On statistical Calder\'on problems

TL;DR

This paper develops a statistical method for recovering the unknown electrical conductivity inside a domain from noisy boundary measurements, achieving near-optimal convergence rates and providing a Bayesian interpretation for practical computation.

Contribution

It introduces a Bayesian-based estimator for the Calderón problem with Gaussian noise, establishing optimal convergence rates and practical MCMC computation methods.

Findings

Achieves logarithmic convergence rate in noise level

Proves the optimality of the convergence rate

Provides a Bayesian interpretation and MCMC implementation

Abstract

For $D$ a bounded domain in $\mathbb R^d, d \ge 2,$ with smooth boundary $\partial D$, the non-linear inverse problem of recovering the unknown conductivity $\gamma$ determining solutions $u=u_{\gamma, f}$ of the partial differential equation \begin{equation*} \begin{split} \nabla \cdot(\gamma \nabla u)&=0 \quad \text{ in }D, \\ u&=f \quad \text { on } \partial D, \end{split} \end{equation*} from noisy observations $Y$ of the Dirichlet-to-Neumann map \[f \mapsto \Lambda_\gamma(f) = {\gamma \frac{\partial u_{\gamma,f}}{\partial \nu}}\Big|_{\partial D},\] with $\partial/\partial \nu$ denoting the outward normal derivative, is considered.

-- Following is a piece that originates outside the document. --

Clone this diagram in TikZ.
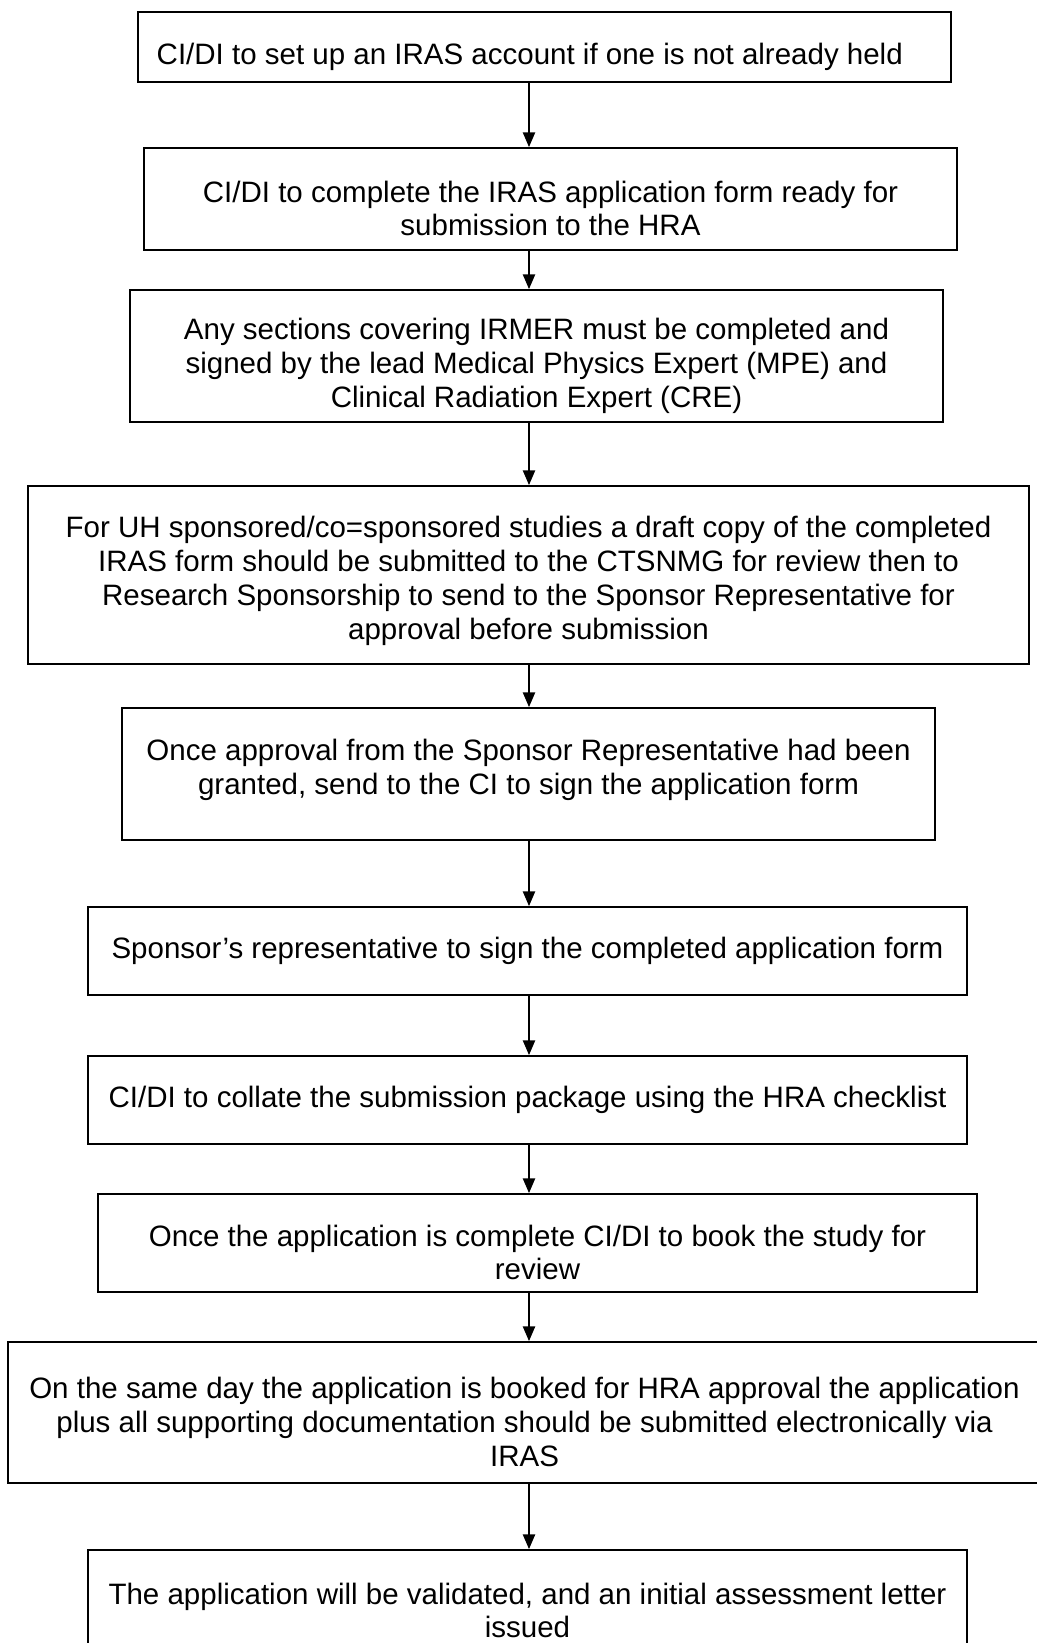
\documentclass[tikz,border=0pt]{standalone}
\usepackage{fontspec}
\setmainfont{Liberation Sans}
\usetikzlibrary{arrows.meta}

% extra room above the first line of a box
\newcommand{\padtop}[1]{\rule{0pt}{#1}}

\begin{document}
\begin{tikzpicture}[
    x=0.4068pt, y=-0.4068pt,
    stepbox/.style 2 args={rectangle, draw, line width=0.75pt, minimum width=#1*0.4068pt, minimum height=#2*0.4068pt, inner sep=0pt, align=center, font=\fontsize{12}{13.8}\selectfont},
    arrow/.style={-{Triangle[length=6pt, width=5pt]}, line width=0.6pt}
]

% Page
\path[use as bounding box, fill=white] (0,0) rectangle (1037,1643);
\coordinate (spine) at (529,0);

% Steps
\node[stepbox={813}{70}] (account) at (544.5,47) {\padtop{16.4pt}CI/DI to set up an IRAS account if one is not already held\hspace*{12pt}};
\node[stepbox={813}{102}] (form) at (550.5,199) {\padtop{16.4pt}CI/DI to complete the IRAS application form ready for\\submission to the HRA};
\node[stepbox={813}{132}] (irmer) at (536.5,356) {\padtop{16.4pt}Any sections covering IRMER must be completed and\\signed by the lead Medical Physics Expert (MPE) and\\Clinical Radiation Expert (CRE)};
\node[stepbox={1001}{178}] (draft) at (528.5,575) {\padtop{13.7pt}For UH sponsored/co=sponsored studies a draft copy of the completed\\IRAS form should be submitted to the CTSNMG for review then to\\Research Sponsorship to send to the Sponsor Representative for\\approval before submission};
\node[stepbox={813}{132}, text depth=6pt] (cisign) at (528.5,774) {Once approval from the Sponsor Representative had been\\granted, send to the CI to sign the application form};
\node[stepbox={879}{88}] (spsign) at (527.5,951) {Sponsor’s representative to sign the completed application form};
\node[stepbox={879}{88}] (collate) at (527.5,1100) {CI/DI to collate the submission package using the HRA checklist};
\node[stepbox={879}{98}] (book) at (537.5,1243) {\padtop{16.4pt}Once the application is complete CI/DI to book the study for\\review};
\node[stepbox={1033}{141}] (submit) at (524.5,1412.5) {\padtop{16.4pt}On the same day the application is booked for HRA approval the application\\plus all supporting documentation should be submitted electronically via\\IRAS};
\node[stepbox={879}{102}] (valid) at (527.5,1601) {\padtop{16.4pt}The application will be validated, and an initial assessment letter\\issued};

% Arrows
\draw[arrow] (account.south -| spine) -- (form.north -| spine);
\draw[arrow] (form.south -| spine) -- (irmer.north -| spine);
\draw[arrow] (irmer.south -| spine) -- (draft.north -| spine);
\draw[arrow] (draft.south -| spine) -- (cisign.north -| spine);
\draw[arrow] (cisign.south -| spine) -- (spsign.north -| spine);
\draw[arrow] (spsign.south -| spine) -- (collate.north -| spine);
\draw[arrow] (collate.south -| spine) -- (book.north -| spine);
\draw[arrow] (book.south -| spine) -- (submit.north -| spine);
\draw[arrow] (submit.south -| spine) -- (valid.north -| spine);

\end{tikzpicture}
\end{document}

The data $Y$ consists of $\Lambda_\gamma$ corrupted by additive Gaussian noise at noise level $\varepsilon>0$, and a statistical algorithm $\hat \gamma(Y)$ is constructed which is shown to recover $\gamma$ in supremum-norm loss at a statistical convergence rate of the order $\log(1/\varepsilon)^{-\delta}$ as $\varepsilon \to 0$. It is further shown that this convergence rate is optimal, up to the precise value of the exponent $\delta>0$, in an information theoretic sense. The estimator $\hat \gamma(Y)$ has a Bayesian interpretation in terms of the posterior mean of a suitable Gaussian process prior and can be computed by MCMC methods.